- [REQUIRED TASK] Read the listing and extract each line that includes the word "this".

- [RECORDS FOR PROCESSING]
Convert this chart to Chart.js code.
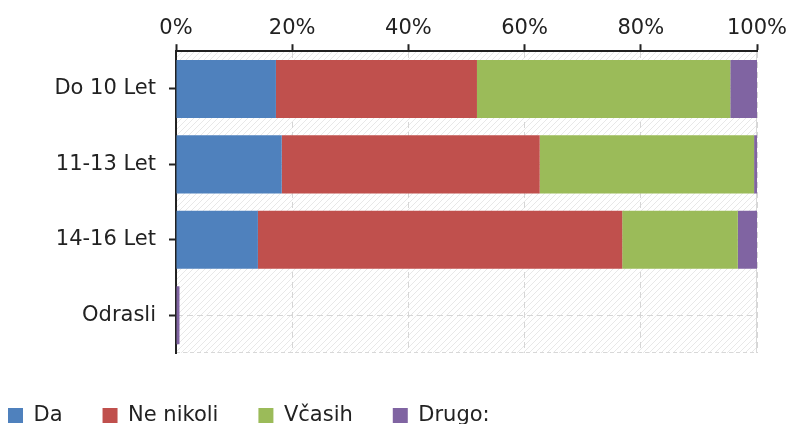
<!DOCTYPE html>
<html lang="sl">
<head>
  <meta charset="UTF-8">
  <title>Odgovori po starosti</title>
  <script src="https://cdn.jsdelivr.net/npm/chart.js"></script>
  <style>
    html, body { margin: 0; padding: 0; background: #fff; overflow: hidden; }
  </style>
</head>
<body>
  <canvas id="ageChart" width="787" height="424"></canvas>
  <script>
    // podatki (v %)
    const categories = ['Do 10 Let', '11-13 Let', '14-16 Let', 'Odrasli'];
    const da       = [17.2, 18.2, 14.1, 0];
    const neNikoli = [34.6, 44.4, 62.7, 0];
    const vcasih   = [43.6, 36.9, 19.9, 0];
    const drugo    = [4.6, 0.5, 3.3, 0.6];
    const xTicks   = ['0%', '20%', '40%', '60%', '80%', '100%'];

    const FONT = 'DejaVu Sans';

    // hatched background + dashed frame of the plot area
    const plotBg = {
      id: 'plotBg',
      afterLayout(chart) {
        // legend sits a bit lower in the original
        chart.legend.top += 12;
        chart.legend.bottom += 12;
      },
      beforeDraw(chart) {
        const { ctx, chartArea: a } = chart;
        const p = document.createElement('canvas');
        p.width = 6; p.height = 6;
        const pc = p.getContext('2d');
        pc.fillStyle = '#fff';
        pc.fillRect(0, 0, 6, 6);
        pc.strokeStyle = '#e8e8e8';
        pc.lineWidth = 1;
        pc.beginPath();
        pc.moveTo(0, 6); pc.lineTo(6, 0);
        pc.moveTo(-1, 1); pc.lineTo(1, -1);
        pc.moveTo(5, 7); pc.lineTo(7, 5);
        pc.stroke();
        ctx.save();
        ctx.fillStyle = ctx.createPattern(p, 'repeat');
        ctx.fillRect(a.left, a.top, a.right - a.left, a.bottom - a.top);
        ctx.strokeStyle = '#d8d8d8';
        ctx.setLineDash([4, 3]);
        ctx.beginPath();
        ctx.moveTo(a.left, a.bottom - 0.5); ctx.lineTo(a.right, a.bottom - 0.5);
        ctx.stroke();
        ctx.setLineDash([]);
        ctx.beginPath();
        ctx.moveTo(a.right - 0.5, a.top); ctx.lineTo(a.right - 0.5, a.bottom);
        ctx.stroke();
        ctx.restore();
      }
    };

    const mk = (label, data, color) => ({
      label, data,
      backgroundColor: color,
      borderWidth: 0,
      barPercentage: 0.77,
      categoryPercentage: 1
    });

    new Chart(document.getElementById('ageChart'), {
      type: 'bar',
      data: {
        labels: categories,
        datasets: [
          mk('Da', da, '#4F81BD'),
          mk('Ne nikoli', neNikoli, '#C0504D'),
          mk('Včasih', vcasih, '#9BBB59'),
          mk('Drugo:', drugo, '#8064A2')
        ]
      },
      plugins: [plotBg],
      options: {
        indexAxis: 'y',
        responsive: false,
        animation: false,
        devicePixelRatio: 1,
        layout: { padding: { left: -32, right: 30, top: 13, bottom: 0 } },
        scales: {
          x: {
            position: 'top',
            stacked: true,
            min: 0, max: 100,
            afterFit: s => { s.paddingLeft = 0; s.paddingRight = 0; },
            ticks: {
              stepSize: 20,
              maxRotation: 0,
              color: '#222',
              padding: 3,
              font: { family: FONT, size: 21 },
              callback: (v, i) => xTicks[i]
            },
            grid: { color: '#d6d6d6', tickColor: '#222', tickLength: 7, tickWidth: 2 },
            border: { display: true, color: '#222', width: 2, dash: [6, 4] }
          },
          y: {
            stacked: true,
            afterFit: s => { s.width = 208; },
            ticks: {
              color: '#222',
              padding: 13,
              font: { family: FONT, size: 21 }
            },
            grid: { offset: false, color: '#d6d6d6', tickColor: '#222', tickLength: 7, tickWidth: 2 },
            border: { display: true, color: '#222', width: 2, dash: [6, 4] }
          }
        },
        plugins: {
          tooltip: { enabled: false },
          legend: {
            position: 'bottom',
            align: 'start',
            labels: {
              color: '#222',
              boxWidth: 15,
              boxHeight: 15,
              padding: 40,
              font: { family: FONT, size: 21 }
            }
          }
        }
      }
    });
  </script>
</body>
</html>
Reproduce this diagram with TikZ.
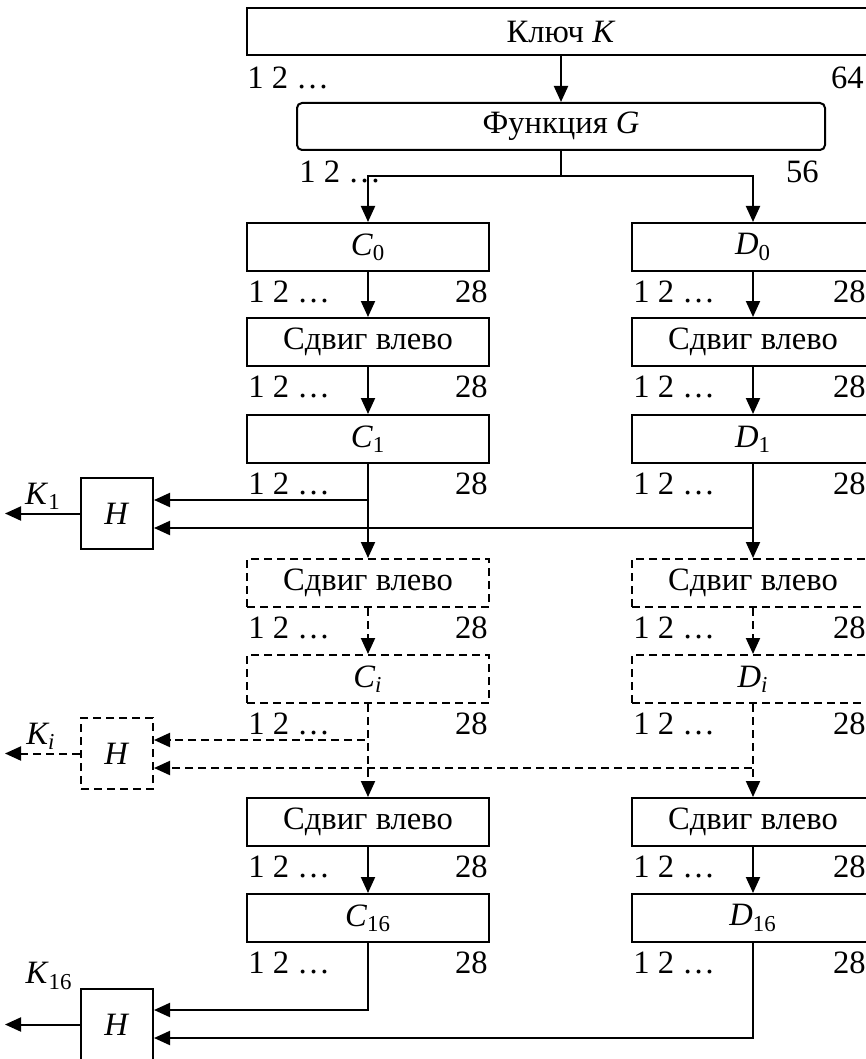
\documentclass[tikz,border=0pt]{standalone}
\usepackage{fontspec}
\setmainfont{Liberation Serif}
\usetikzlibrary{positioning,calc,arrows.meta}

\tikzset{
  blk/.style={draw, line width=1pt, minimum width=121pt, minimum height=24pt, inner sep=0pt},
  dsh/.style={dash pattern=on 4pt off 2.5pt},
  dblk/.style={blk, dsh},
  hblk/.style={draw, line width=1pt, minimum width=36pt, minimum height=35.5pt, inner sep=0pt},
  nums/.style={inner sep=0pt},
  arr/.style={line width=1pt, -{Triangle[length=8pt,width=7pt]}},
}

\begin{document}
\begin{tikzpicture}[x=0.5pt, y=-0.5pt, font=\fontsize{16.3}{19}\selectfont]
    \useasboundingbox (0,0) rectangle (866,1059);
    \clip (0,0) rectangle (866,1059);

    % Key and function G
    \node[blk, minimum width=314pt, minimum height=23.5pt] (key) at (561,31.5) {Ключ \textit{K}};
    \node[nums, anchor=west] (key-l) at ($(key.south west)+(1,22)$) {1 2 …};
    \node[nums, anchor=east] (key-r) at ($(key.south east)+(-12,22)$) {64};
    \node[blk, rounded corners=2.5pt, minimum width=264pt, minimum height=23.5pt] (G) at (561,126.5) {Функция \textit{G}};
    \node[nums, anchor=west] (G-l) at ($(G.south west)+(3,21)$) {1 2 …};
    \node[nums, anchor=east] (G-r) at ($(G.south east)+(-7,21)$) {56};

    % C column
    \node[blk] (C0) at (368,247) {\textit{C}\textsubscript{0}};
    \node[blk] (SC1) at (368,342) {Сдвиг влево};
    \node[blk] (C1) at (368,439) {\textit{C}\textsubscript{1}};
    \node[dblk] (SCi) at (368,583) {Сдвиг влево};
    \node[dblk] (Ci) at (368,679) {\textit{C\textsubscript{i}}};
    \node[blk] (SC16) at (368,822) {Сдвиг влево};
    \node[blk] (C16) at (368,918) {\textit{C}\textsubscript{16}};

    % D column
    \node[blk] (D0) at (753,247) {\textit{D}\textsubscript{0}};
    \node[blk] (SD1) at (753,342) {Сдвиг влево};
    \node[blk] (D1) at (753,439) {\textit{D}\textsubscript{1}};
    \node[dblk] (SDi) at (753,583) {Сдвиг влево};
    \node[dblk] (Di) at (753,679) {\textit{D\textsubscript{i}}};
    \node[blk] (SD16) at (753,822) {Сдвиг влево};
    \node[blk] (D16) at (753,918) {\textit{D}\textsubscript{16}};

    % bit numbers
    \foreach \b in {C0,SC1,C1,SCi,Ci,SC16,C16} {
        \node[nums, anchor=west] (\b-l) at ($(\b.south west)+(2,20)$) {1 2 …};
        \node[nums, anchor=east] (\b-r) at ($(\b.south east)+(-2,20)$) {28};
    }
    \foreach \b in {D0,SD1,D1,SDi,Di,SD16,D16} {
        \node[nums, anchor=west] (\b-l) at ($(\b.south west)+(2,20)$) {1 2 …};
        \node[nums, anchor=east] (\b-r) at ($(\b.south east)+(-9,20)$) {28};
    }

    % H blocks
    \node[hblk] (H1) at (117,513.5) {\textit{H}};
    \node[hblk, dsh] (Hi) at (117,753.5) {\textit{H}};
    \node[hblk] (H16) at (117,1024.5) {\textit{H}};
    \coordinate (k1) at (5,513.5);
    \coordinate (ki) at (5,753.5);
    \coordinate (k16) at (5,1024.5);
    \node (K1) at (43,496) {\textit{K}\textsubscript{1}};
    \node (Ki) at (41,736) {\textit{K\textsubscript{i}}};
    \node (K16) at (49,976) {\textit{K}\textsubscript{16}};

    % connectors
    \draw[arr] (key.south) -- (G.north);
    \draw[line width=1pt] (G.south) -- ++(0,25) coordinate (split);
    \draw[arr] (split) -| (C0.north);
    \draw[arr] (split) -| (D0.north);
    \draw[arr] (C0.south) -- (SC1.north);
    \draw[arr] (SC1.south) -- (C1.north);
    \draw[arr] (D0.south) -- (SD1.north);
    \draw[arr] (SD1.south) -- (D1.north);
    \draw[arr] (C1.south) |- ($(H1.east)+(0,-13.5)$);
    \draw[arr] (D1.south) |- ($(H1.east)+(0,14.5)$);
    \draw[arr] (C1.south) -- (SCi.north);
    \draw[arr] (D1.south) -- (SDi.north);
    \draw[arr] (H1.west) -- (k1);

    % i-th round
    \draw[arr, dsh] (SCi.south) -- (Ci.north);
    \draw[arr, dsh] (SDi.south) -- (Di.north);
    \draw[arr, dsh] (Ci.south) |- ($(Hi.east)+(0,-13.5)$);
    \draw[arr, dsh] (Di.south) |- ($(Hi.east)+(0,14.5)$);
    \draw[arr, dsh] (Ci.south) -- (SC16.north);
    \draw[arr, dsh] (Di.south) -- (SD16.north);
    \draw[arr, dsh] (Hi.west) -- (ki);

    % last round
    \draw[arr] (SC16.south) -- (C16.north);
    \draw[arr] (SD16.south) -- (D16.north);
    \draw[arr] (C16.south) |- ($(H16.east)+(0,-14.5)$);
    \draw[arr] (D16.south) |- ($(H16.east)+(0,13.5)$);
    \draw[arr] (H16.west) -- (k16);
\end{tikzpicture}
\end{document}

- [SOLUTION]
Convert this chart to Chart.js code.
Reproduce this diagram with TikZ.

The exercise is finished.